DESCRIPTION OF THE TASK
Print, word for word, the opening line of the data below and every line after it through the line that contains "const thrust20kY = [3.0, 2.68];", but not the pictures.

MATERIAL

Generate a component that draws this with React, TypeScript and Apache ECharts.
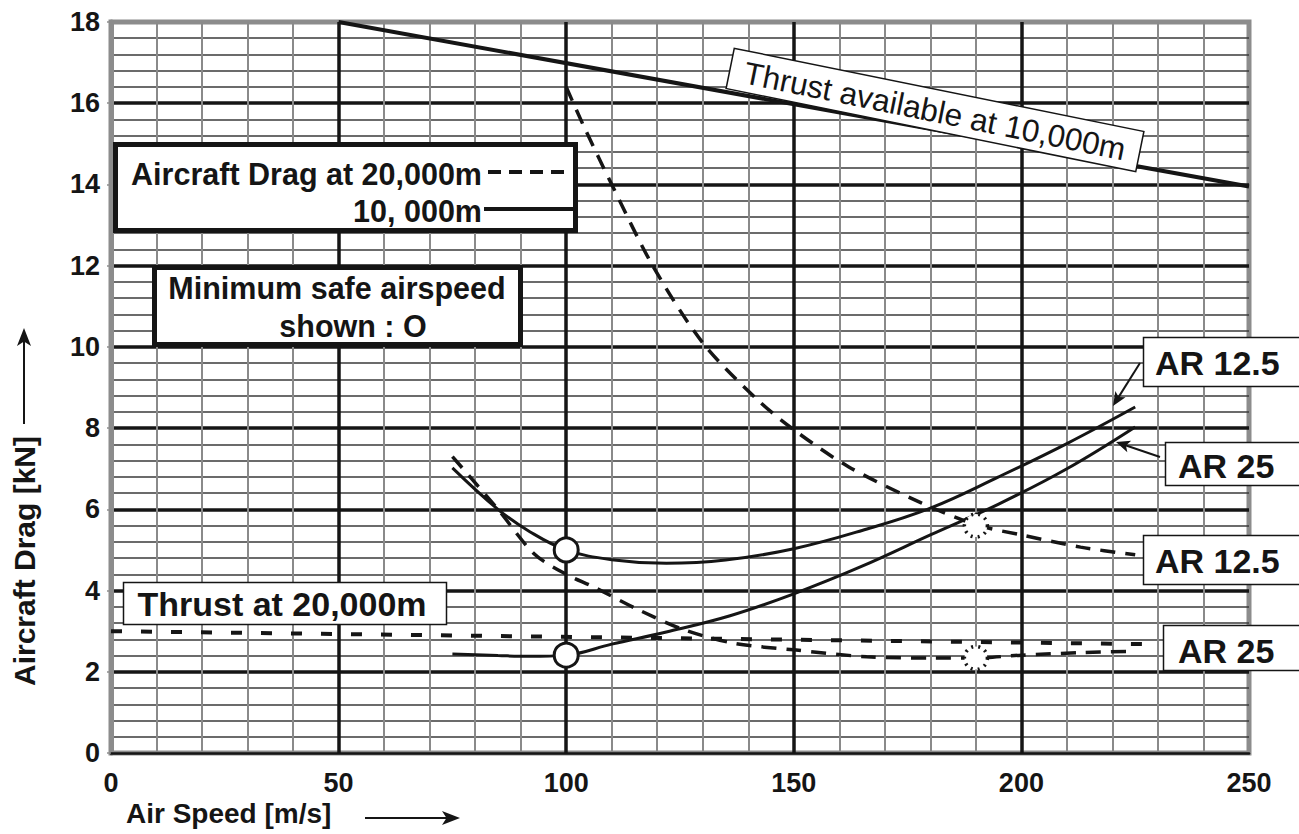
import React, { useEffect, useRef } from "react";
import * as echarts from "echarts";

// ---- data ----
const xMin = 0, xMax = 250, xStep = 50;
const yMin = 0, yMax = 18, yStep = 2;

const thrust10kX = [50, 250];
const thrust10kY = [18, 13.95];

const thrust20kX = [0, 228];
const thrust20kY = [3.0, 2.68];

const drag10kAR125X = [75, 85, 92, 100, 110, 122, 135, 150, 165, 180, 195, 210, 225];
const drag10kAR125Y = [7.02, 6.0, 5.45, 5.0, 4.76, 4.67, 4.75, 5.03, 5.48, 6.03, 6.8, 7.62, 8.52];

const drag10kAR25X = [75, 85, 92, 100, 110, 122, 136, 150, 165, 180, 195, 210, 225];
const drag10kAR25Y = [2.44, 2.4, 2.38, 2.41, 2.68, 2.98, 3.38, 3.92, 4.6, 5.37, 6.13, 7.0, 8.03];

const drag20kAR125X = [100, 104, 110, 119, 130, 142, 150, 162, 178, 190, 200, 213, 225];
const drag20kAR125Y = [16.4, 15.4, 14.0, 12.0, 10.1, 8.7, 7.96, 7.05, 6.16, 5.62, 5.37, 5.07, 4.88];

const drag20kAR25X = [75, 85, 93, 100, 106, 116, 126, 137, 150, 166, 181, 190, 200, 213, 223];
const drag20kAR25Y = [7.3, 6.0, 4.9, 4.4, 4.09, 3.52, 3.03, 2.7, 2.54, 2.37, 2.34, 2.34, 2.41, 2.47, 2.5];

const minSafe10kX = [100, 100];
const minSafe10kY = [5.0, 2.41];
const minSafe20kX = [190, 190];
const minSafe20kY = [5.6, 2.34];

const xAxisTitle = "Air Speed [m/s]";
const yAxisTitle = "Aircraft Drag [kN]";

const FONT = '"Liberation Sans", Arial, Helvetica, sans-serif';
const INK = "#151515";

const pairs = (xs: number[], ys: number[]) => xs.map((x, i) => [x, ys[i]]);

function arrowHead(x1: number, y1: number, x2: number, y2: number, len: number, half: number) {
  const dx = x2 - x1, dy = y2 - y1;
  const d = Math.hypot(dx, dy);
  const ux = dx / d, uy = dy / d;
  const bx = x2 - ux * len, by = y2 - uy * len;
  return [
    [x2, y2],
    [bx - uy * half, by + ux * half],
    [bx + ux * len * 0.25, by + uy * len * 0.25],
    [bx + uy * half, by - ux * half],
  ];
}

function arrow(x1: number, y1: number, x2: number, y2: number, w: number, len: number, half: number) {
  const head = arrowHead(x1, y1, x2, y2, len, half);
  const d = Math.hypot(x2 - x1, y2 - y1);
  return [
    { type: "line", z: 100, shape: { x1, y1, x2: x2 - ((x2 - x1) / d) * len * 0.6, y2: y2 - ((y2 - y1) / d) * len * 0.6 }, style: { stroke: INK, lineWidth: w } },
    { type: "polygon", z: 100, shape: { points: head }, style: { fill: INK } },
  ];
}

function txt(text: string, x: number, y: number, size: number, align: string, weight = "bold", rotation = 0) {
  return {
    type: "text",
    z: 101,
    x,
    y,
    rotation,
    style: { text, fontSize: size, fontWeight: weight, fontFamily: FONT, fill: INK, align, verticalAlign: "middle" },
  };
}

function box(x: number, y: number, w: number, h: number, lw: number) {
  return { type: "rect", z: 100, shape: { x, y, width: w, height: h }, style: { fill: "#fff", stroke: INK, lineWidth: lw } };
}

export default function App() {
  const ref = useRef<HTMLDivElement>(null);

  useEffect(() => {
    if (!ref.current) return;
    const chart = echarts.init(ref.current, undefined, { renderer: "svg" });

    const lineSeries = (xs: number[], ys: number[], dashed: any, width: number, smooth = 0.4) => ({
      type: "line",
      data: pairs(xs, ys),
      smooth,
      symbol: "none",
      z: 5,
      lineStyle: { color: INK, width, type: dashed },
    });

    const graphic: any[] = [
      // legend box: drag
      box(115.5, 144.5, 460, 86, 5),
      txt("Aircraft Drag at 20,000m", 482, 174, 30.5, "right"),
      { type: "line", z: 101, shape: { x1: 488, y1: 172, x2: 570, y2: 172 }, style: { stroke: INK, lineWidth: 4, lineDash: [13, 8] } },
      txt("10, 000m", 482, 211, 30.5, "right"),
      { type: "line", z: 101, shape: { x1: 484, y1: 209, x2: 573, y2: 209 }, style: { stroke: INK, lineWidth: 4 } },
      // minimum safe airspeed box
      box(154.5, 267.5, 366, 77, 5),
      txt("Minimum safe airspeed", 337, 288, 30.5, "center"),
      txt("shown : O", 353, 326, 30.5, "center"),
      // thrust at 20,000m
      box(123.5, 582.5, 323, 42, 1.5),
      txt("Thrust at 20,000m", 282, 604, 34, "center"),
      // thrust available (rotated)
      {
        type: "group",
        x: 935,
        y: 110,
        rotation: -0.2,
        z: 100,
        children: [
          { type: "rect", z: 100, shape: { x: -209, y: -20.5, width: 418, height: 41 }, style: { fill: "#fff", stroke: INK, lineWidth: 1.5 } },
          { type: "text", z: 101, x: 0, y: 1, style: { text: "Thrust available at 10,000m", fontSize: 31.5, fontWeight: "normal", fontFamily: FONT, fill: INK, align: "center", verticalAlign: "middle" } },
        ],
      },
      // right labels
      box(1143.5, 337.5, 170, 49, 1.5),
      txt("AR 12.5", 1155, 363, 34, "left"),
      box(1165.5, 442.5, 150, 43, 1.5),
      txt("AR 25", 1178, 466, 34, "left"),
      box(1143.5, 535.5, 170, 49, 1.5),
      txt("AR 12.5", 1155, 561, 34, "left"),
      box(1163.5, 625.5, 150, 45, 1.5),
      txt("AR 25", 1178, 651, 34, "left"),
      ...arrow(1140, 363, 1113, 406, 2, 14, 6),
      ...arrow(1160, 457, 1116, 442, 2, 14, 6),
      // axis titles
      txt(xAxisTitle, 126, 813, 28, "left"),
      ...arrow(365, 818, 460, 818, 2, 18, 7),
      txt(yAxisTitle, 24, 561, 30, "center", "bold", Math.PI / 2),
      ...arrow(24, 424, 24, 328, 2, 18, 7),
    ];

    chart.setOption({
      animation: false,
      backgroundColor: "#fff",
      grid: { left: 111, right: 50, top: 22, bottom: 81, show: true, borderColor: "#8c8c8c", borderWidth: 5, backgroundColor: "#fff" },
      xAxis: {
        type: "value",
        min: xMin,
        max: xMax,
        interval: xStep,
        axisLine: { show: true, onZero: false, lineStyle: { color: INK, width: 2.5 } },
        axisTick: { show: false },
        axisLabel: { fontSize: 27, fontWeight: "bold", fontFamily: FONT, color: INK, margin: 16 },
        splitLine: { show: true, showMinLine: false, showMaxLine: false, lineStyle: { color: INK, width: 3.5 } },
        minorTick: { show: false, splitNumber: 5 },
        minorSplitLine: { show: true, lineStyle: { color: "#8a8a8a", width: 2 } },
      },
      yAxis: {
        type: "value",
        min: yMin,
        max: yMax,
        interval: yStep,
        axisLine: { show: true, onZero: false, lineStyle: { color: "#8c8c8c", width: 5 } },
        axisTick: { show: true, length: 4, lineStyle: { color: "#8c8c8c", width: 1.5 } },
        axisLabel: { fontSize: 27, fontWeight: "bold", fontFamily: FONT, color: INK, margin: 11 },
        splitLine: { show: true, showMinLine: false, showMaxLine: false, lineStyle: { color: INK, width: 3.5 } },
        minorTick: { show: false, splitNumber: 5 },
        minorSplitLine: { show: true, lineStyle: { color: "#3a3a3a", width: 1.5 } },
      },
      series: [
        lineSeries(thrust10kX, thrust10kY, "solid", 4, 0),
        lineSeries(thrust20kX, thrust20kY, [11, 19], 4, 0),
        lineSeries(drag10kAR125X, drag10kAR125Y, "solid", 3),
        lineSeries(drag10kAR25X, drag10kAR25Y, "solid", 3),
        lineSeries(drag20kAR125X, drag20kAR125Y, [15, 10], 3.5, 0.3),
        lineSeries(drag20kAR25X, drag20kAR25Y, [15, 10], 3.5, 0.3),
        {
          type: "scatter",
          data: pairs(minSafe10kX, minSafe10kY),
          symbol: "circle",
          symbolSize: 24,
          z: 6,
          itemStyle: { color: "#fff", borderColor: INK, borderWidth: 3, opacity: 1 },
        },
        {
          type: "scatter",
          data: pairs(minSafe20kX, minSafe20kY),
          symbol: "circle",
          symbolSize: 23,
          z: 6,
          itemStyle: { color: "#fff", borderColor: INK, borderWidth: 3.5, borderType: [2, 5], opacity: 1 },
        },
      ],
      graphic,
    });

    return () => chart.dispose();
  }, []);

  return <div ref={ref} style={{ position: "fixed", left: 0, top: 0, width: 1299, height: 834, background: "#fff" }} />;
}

THE SOLUTION
Generate a component that draws this with React, TypeScript and Apache ECharts.
import React, { useEffect, useRef } from "react";
import * as echarts from "echarts";

// ---- data ----
const xMin = 0, xMax = 250, xStep = 50;
const yMin = 0, yMax = 18, yStep = 2;

const thrust10kX = [50, 250];
const thrust10kY = [18, 13.95];

const thrust20kX = [0, 228];
const thrust20kY = [3.0, 2.68];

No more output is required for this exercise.